Adaptive SPECT for tumor necrosis detection

In this paper, we consider a prototype of an adaptive SPECT system, and we use simulation to objectively assess the system’s performance with respect to a conventional, non-adaptive SPECT system. Objective performance assessment is investigated for a clinically relevant task: the detection of tumor necrosis at a known location and in a random lumpy background. The iterative maximum-likelihood expectation-maximization (MLEM) algorithm is used to perform image reconstruction. We carried out human observer studies on the reconstructed images and compared the probability of correct detection when the data are generated with the adaptive system as opposed to the non-adaptive system.
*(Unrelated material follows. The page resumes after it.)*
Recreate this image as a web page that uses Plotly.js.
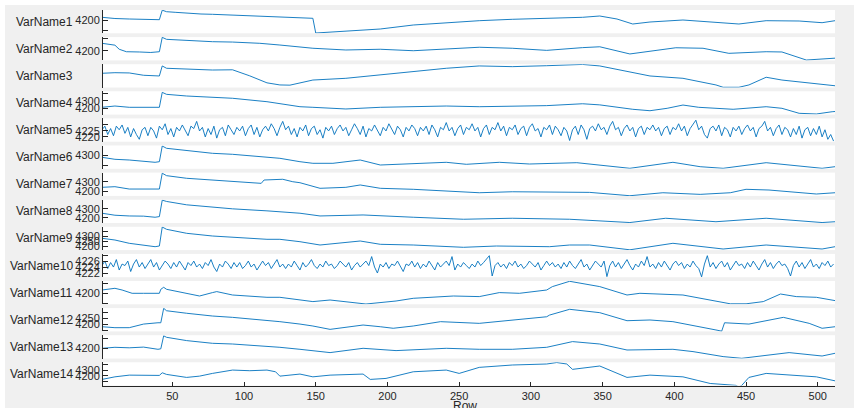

Task performance is also assessed by using a channelized Hotelling observer, and the area under the receiver operating characteristic curve is the figure of merit for the detection task. Our results show a large performance improvement of adaptive systems versus non-adaptive systems and motivate further research in adaptive medical imaging.

GPU programming for biomedical imaging

Scientific computing is rapidly advancing due to the introduction of powerful new computing hardware, such as graphics processing units (GPUs). Affordable thanks to mass production, GPU processors enable the transition to efficient parallel computing by bringing the performance of a supercomputer to a workstation. We elaborate on some of the capabilities and benefits that GPU technology offers to the field of biomedical imaging. As practical examples, we consider a GPU algorithm for the estimation of position of interaction from photomultiplier (PMT) tube data, as well as a GPU implementation of the MLEM algorithm for iterative image reconstruction.